Very soon, the news of the brawl between the British and the Americans is in all the newspapers. The next day, Mainwaring (having earned a black eye as the first person to get hit in the fight) is ordered by his superiors to make a formal apology to the Americans, and thus restore Anglo-American relations and offset any potential German propaganda value out of the fight. There also needs to be a photo, which will be taken by Cheeseman, of Mainwaring and Colonel Schultz shaking hands to confirm said restoration. Resentful at being made the scapegoat, Mainwaring intends to make a formal statement detailing how his platoon were not responsible for the violence; but when it turns out that every member of the platoon (even, surprisingly, Godfrey) was a more than willing participant in the fight, it soon becomes a moot gesture.

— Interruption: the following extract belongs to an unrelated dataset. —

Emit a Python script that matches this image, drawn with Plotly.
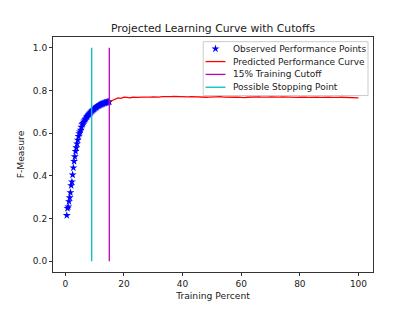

Mainwaring is surprised, however, by the arrival of Schultz who, having learned of the extent of British hardship during the war, and somewhat ashamed of his earlier ingratitude, has arrived to offer his apologies on behalf of his unit, and to give the men a gift of chocolate. This would seem to be repairing the friendly relations – until the Home Guard learn of a dance in the American mess to which their girlfriends are all invited.

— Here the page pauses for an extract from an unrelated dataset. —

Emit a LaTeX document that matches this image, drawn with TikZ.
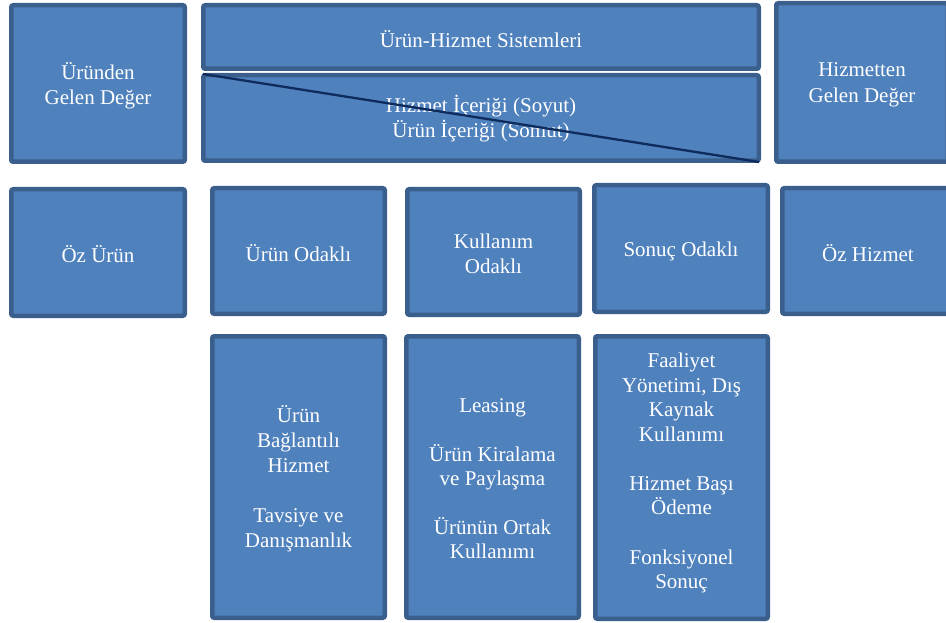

Just as Cheeseman is about to take the apology photo, Jones unintentionally provokes the American colonel to violence once again and the photo, of Schultz giving Mainwaring yet another black eye, is taken.

==Cast==

- Arthur Lowe as Captain Mainwaring
- John Le Mesurier as Sergeant Wilson
- Clive Dunn as Lance Corporal Jones
- John Laurie as Private Frazer
- James Beck as Private Walker
- Arnold Ridley as Private Godfrey
- Ian Lavender as Private Pike
- Bill Pertwee as ARP Warden Hodges
- Colin Bean as Private Sponge
- Talfryn Thomas as Mr Cheeseman
- Alan Tilvern as Colonel Schultz
- Edward Sinclair as The Verger
- Frank Williams as The Vicar
- Janet Davies as Mrs Pike
- Wendy Richard as Shirley
- Pamela Cundell as Mrs Fox
- Verne Morgan as Landlord
- Suzanne Kerchiss as Ivy Samways
- Robert Raglan as The Colonel
- Blain Fairman as US Sergeant

==Notes==
1. The arrival of the American Army in Britain places this episode some time in 1942. Dialogue spoken by Walker at the beginning of the episode states that the war has been going for "two and a half years", suggesting that it is roughly March/April 1942. In reality the first American troops were stationed in Northern Ireland in January. Pike also mentions seeing In Which We Serve, yet this film was not released until 17 September 1942.
2. Hodges offends the American colonel by suggesting they have made an "improvement on last time", the United States having entered the last war "three years late" in 1917, whereas this time they are "only two and a half years late" (war having broken out in Europe in September 1939).
3. Alan Tilvern, who plays Colonel Schultz, also played Captain Rodriguez in the earlier Dad's Army episode "Battle School".
4. This episode was Talfryn Thomas' first appearance in Dad's Army.
5. Suzanne Kerchiss, who played Pike's companion Ivy Samways, was at the time married to Ian Lavender.